**TASK TO COMPLETE**
Output the data below in full, byte for byte. Nothing may differ.
----- DATA IN THIS EXERCISE
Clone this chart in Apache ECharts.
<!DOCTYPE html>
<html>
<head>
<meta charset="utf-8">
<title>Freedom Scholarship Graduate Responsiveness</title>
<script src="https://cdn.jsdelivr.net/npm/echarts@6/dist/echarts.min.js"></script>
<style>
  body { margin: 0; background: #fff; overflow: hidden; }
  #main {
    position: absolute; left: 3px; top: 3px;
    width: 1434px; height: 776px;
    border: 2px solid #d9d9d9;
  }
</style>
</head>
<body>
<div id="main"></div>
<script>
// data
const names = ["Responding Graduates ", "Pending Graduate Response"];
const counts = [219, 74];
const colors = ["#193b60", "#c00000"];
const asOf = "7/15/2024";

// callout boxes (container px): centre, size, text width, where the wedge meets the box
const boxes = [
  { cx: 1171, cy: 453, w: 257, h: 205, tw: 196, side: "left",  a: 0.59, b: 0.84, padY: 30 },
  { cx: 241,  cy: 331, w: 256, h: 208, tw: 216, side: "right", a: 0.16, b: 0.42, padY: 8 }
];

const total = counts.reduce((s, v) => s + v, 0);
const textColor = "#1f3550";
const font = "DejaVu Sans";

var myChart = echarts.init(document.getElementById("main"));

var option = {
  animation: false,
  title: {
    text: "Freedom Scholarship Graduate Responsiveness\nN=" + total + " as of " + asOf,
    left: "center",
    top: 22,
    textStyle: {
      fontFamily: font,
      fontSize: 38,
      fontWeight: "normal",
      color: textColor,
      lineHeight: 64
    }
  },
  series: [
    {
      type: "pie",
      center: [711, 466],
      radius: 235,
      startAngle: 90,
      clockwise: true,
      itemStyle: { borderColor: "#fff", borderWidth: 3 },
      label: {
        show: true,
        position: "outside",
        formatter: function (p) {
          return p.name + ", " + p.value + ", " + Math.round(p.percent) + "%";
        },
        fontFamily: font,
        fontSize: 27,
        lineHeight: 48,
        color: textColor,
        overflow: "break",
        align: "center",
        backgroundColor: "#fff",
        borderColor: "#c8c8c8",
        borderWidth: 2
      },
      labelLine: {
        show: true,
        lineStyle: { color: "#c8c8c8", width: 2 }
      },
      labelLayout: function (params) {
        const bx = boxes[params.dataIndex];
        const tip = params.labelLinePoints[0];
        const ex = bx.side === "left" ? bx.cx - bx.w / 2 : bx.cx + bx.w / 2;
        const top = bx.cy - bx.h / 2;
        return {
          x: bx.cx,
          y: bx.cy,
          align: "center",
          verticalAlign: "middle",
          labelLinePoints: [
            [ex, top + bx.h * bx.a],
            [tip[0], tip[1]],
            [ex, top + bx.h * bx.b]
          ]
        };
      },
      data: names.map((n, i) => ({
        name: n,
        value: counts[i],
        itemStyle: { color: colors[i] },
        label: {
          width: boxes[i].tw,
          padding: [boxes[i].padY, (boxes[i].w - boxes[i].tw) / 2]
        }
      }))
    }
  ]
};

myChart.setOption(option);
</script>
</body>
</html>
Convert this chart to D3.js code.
----------
**THE ANSWER**
Clone this chart in Apache ECharts.
<!DOCTYPE html>
<html>
<head>
<meta charset="utf-8">
<title>Freedom Scholarship Graduate Responsiveness</title>
<script src="https://cdn.jsdelivr.net/npm/echarts@6/dist/echarts.min.js"></script>
<style>
  body { margin: 0; background: #fff; overflow: hidden; }
  #main {
    position: absolute; left: 3px; top: 3px;
    width: 1434px; height: 776px;
    border: 2px solid #d9d9d9;
  }
</style>
</head>
<body>
<div id="main"></div>
<script>
// data
const names = ["Responding Graduates ", "Pending Graduate Response"];
const counts = [219, 74];
const colors = ["#193b60", "#c00000"];
const asOf = "7/15/2024";

// callout boxes (container px): centre, size, text width, where the wedge meets the box
const boxes = [
  { cx: 1171, cy: 453, w: 257, h: 205, tw: 196, side: "left",  a: 0.59, b: 0.84, padY: 30 },
  { cx: 241,  cy: 331, w: 256, h: 208, tw: 216, side: "right", a: 0.16, b: 0.42, padY: 8 }
];

const total = counts.reduce((s, v) => s + v, 0);
const textColor = "#1f3550";
const font = "DejaVu Sans";

var myChart = echarts.init(document.getElementById("main"));

var option = {
  animation: false,
  title: {
    text: "Freedom Scholarship Graduate Responsiveness\nN=" + total + " as of " + asOf,
    left: "center",
    top: 22,
    textStyle: {
      fontFamily: font,
      fontSize: 38,
      fontWeight: "normal",
      color: textColor,
      lineHeight: 64
    }
  },
  series: [
    {
      type: "pie",
      center: [711, 466],
      radius: 235,
      startAngle: 90,
      clockwise: true,
      itemStyle: { borderColor: "#fff", borderWidth: 3 },
      label: {
        show: true,
        position: "outside",
        formatter: function (p) {
          return p.name + ", " + p.value + ", " + Math.round(p.percent) + "%";
        },
        fontFamily: font,
        fontSize: 27,
        lineHeight: 48,
        color: textColor,
        overflow: "break",
        align: "center",
        backgroundColor: "#fff",
        borderColor: "#c8c8c8",
        borderWidth: 2
      },
      labelLine: {
        show: true,
        lineStyle: { color: "#c8c8c8", width: 2 }
      },
      labelLayout: function (params) {
        const bx = boxes[params.dataIndex];
        const tip = params.labelLinePoints[0];
        const ex = bx.side === "left" ? bx.cx - bx.w / 2 : bx.cx + bx.w / 2;
        const top = bx.cy - bx.h / 2;
        return {
          x: bx.cx,
          y: bx.cy,
          align: "center",
          verticalAlign: "middle",
          labelLinePoints: [
            [ex, top + bx.h * bx.a],
            [tip[0], tip[1]],
            [ex, top + bx.h * bx.b]
          ]
        };
      },
      data: names.map((n, i) => ({
        name: n,
        value: counts[i],
        itemStyle: { color: colors[i] },
        label: {
          width: boxes[i].tw,
          padding: [boxes[i].padY, (boxes[i].w - boxes[i].tw) / 2]
        }
      }))
    }
  ]
};

myChart.setOption(option);
</script>
</body>
</html>
Convert this chart to D3.js code.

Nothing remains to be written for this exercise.